September 24, 2012

Occupied

Last week the organizing of a church member’s funeral had some scheduling conflicts, so the decision was made to set up the family viewing area at the church. The night before the service the open casket was put in place and the flowers arranged. There was only one minor detail that was overlooked…no one remembered to tell the early morning cleaning crew that the deceased was in residence. I can only imagine that these two ladies were as shocked to find the occupied casket as the two Marys were to find an empty tomb. “The angel said to the women, “Do not be afraid, for I know that you are looking for Jesus, who was crucified. He is not here; he has risen, just as he said.
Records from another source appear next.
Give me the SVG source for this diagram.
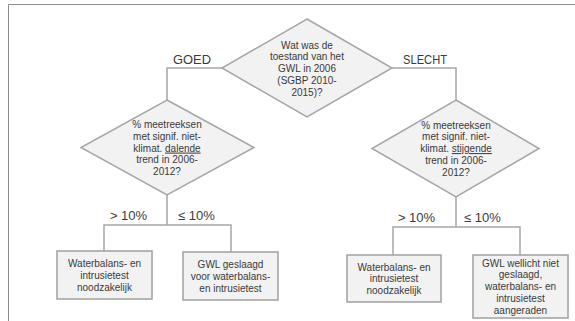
<svg xmlns="http://www.w3.org/2000/svg" width="575" height="321" viewBox="0 0 575 321">
<style>
.frame{fill:none;stroke:#8c8c8c;stroke-width:1}
.dia{fill:#f2f2f2;stroke:#a6a6a6;stroke-width:1.5}
.box{fill:#f2f2f2;stroke:#a0a0a0;stroke-width:1.5}
.conn path{fill:none;stroke:#a6a6a6;stroke-width:1.5}
.t{font-family:"Liberation Sans",Arial,sans-serif;font-size:10px;fill:#3a3a3a;text-anchor:middle}
.lbl{font-family:"Liberation Sans",Arial,sans-serif;font-size:13px;fill:#3a3a3a;text-anchor:middle}
.u{text-decoration:underline}
</style>
<rect width="575" height="321" fill="#ffffff"/>
<path class="frame" d="M8.5,321 V4.5 H575"/>
<g class="conn" id="connectors">
<path d="M222,68 H167 V100"/>
<path d="M392,68 H456 V100"/>
<path d="M167,195 V225 M104,251 V225 H231 V252"/>
<path d="M456,197 V227 M393,255 V227 H520 V255"/>
<text class="lbl" x="192" y="64" textLength="38" lengthAdjust="spacingAndGlyphs">GOED</text>
<text class="lbl" x="425" y="64" textLength="44" lengthAdjust="spacingAndGlyphs">SLECHT</text>
<text class="lbl" x="128.5" y="220">&gt; 10%</text>
<text class="lbl" x="196.5" y="220">≤ 10%</text>
<text class="lbl" x="416.5" y="222">&gt; 10%</text>
<text class="lbl" x="482.5" y="222">≤ 10%</text>
</g>
<g id="q1">
<polygon class="dia" points="307,19 392,68 307,117 222,68"/>
<text class="t" x="307" y="48.5">Wat was de</text>
<text class="t" x="307" y="60.3">toestand van het</text>
<text class="t" x="307" y="72.1">GWL in 2006</text>
<text class="t" x="307" y="83.9">(SGBP 2010-</text>
<text class="t" x="307" y="95.7">2015)?</text>
</g>
<g id="q2">
<polygon class="dia" points="167,100 254,147.5 167,195 81,147.5"/>
<text class="t" x="167" y="128">% meetreeksen</text>
<text class="t" x="167" y="139.8">met signif. niet-</text>
<text class="t" x="167" y="151.6">klimat. <tspan class="u">dalende</tspan></text>
<text class="t" x="167" y="163.4">trend in 2006-</text>
<text class="t" x="167" y="175.2">2012?</text>
</g>
<g id="q3">
<polygon class="dia" points="456,100 539,148.5 456,197 372,148.5"/>
<text class="t" x="456" y="128.5">% meetreeksen</text>
<text class="t" x="456" y="140.3">met signif. niet-</text>
<text class="t" x="456" y="152.1">klimat. <tspan class="u">stijgende</tspan></text>
<text class="t" x="456" y="163.9">trend in 2006-</text>
<text class="t" x="456" y="175.7">2012?</text>
</g>
<g id="r1">
<rect class="box" x="57" y="251" width="95" height="48"/>
<text class="t" x="104.5" y="267">Waterbalans- en</text>
<text class="t" x="104.5" y="279">intrusietest</text>
<text class="t" x="104.5" y="291">noodzakelijk</text>
</g>
<g id="r2">
<rect class="box" x="183" y="252" width="95" height="48"/>
<text class="t" x="230.5" y="268">GWL geslaagd</text>
<text class="t" x="230.5" y="280">voor waterbalans-</text>
<text class="t" x="230.5" y="292">en intrusietest</text>
</g>
<g id="r3">
<rect class="box" x="347" y="255" width="94" height="47"/>
<text class="t" x="394" y="270.5">Waterbalans- en</text>
<text class="t" x="394" y="282">intrusietest</text>
<text class="t" x="394" y="293.5">noodzakelijk</text>
</g>
<g id="r4">
<rect class="box" x="473" y="255" width="95" height="63"/>
<text class="t" x="520.5" y="266.5">GWL wellicht niet</text>
<text class="t" x="520.5" y="278.3">geslaagd,</text>
<text class="t" x="520.5" y="290.1">waterbalans- en</text>
<text class="t" x="520.5" y="301.9">intrusietest</text>
<text class="t" x="520.5" y="313.7">aangeraden</text>
</g>
</svg>
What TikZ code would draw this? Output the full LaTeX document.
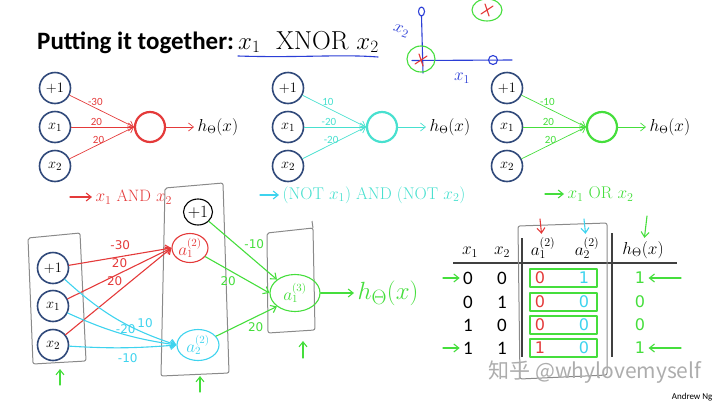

Come and see the place where he lay.” (Matt 28:5-6 NIV)

1 comment:

Steve Corey said...

Gail;

-----The supposed shock of your church’s two cleaning ladies and the shock of the two Mary’s reveals how stubborn of mind we truly are. The Lord began telling His disciples weeks before the Passover that He would be put to death and that He would rise again. Sometimes His words were not that straight forward, sometimes they were. But always, He was giving them an obvious message so they might be prepared to next go in the right direction. Maybe the two cleaning ladies were a bit more justified in their being surprised. Although funeral services often involve a viewing, they are not always supplied with corpus for the event the night before. Yet, that is more to be anticipated for a funeral than finding the corpus no longer where you placed it.
-----It is well theorized and tested that a certain function of the sub-conscious limits concepts to protect the self’s perceptions and identity from profound and ambiguous changes. I once heard a medical piece on the radio regarding an area of the brain that regulated mental activity by filtering out everything beyond an acceptable degree of difference from the individual’s upper limit of normal experience. The two cleaning ladies, the two Mary’s, the Lord’s slow to believe disciples, and all the rest of us then have at least a weak explanation for our dim eyesight and dull hearing. But no good excuse.
-----Especially us. We have the Word of God in its completed form. Many of us have grown up with it. In it many events are told of men and women experiencing things far outside the norm of ordinary life, things as simple as a precious lady made from a rib, to a rock in the desert watering a million, to rocks, Temple steps, and the veil of the Most Holy Place splitting as the Lord died. Frank Turek reminds us that we daily walk upon the most amazing miracle of God’s calling the heavens and the earth into existence at a mere command. The more we dwell upon these things as the Word presents them, the more acceptable God’s involvement in world affairs becomes to our inner guardians of our perceptions.
-----Then of course, I’m sure David Koresh dwelt upon such thoughts, as did maybe Joseph Smith, Ellen G. White, Charles Taize Russell, and many others of their likes. The mere capacity to experience by proxy the real workings of God beyond the normal is not all that is required for the workings of our own hands to be of His nature. Desiring truth is an awareness as powerfully directional as is desiring one’s own way. Discerning the difference between the two is the key. And when our desires do key into the truth, nothing God does seems completely surprising. Just Glorious.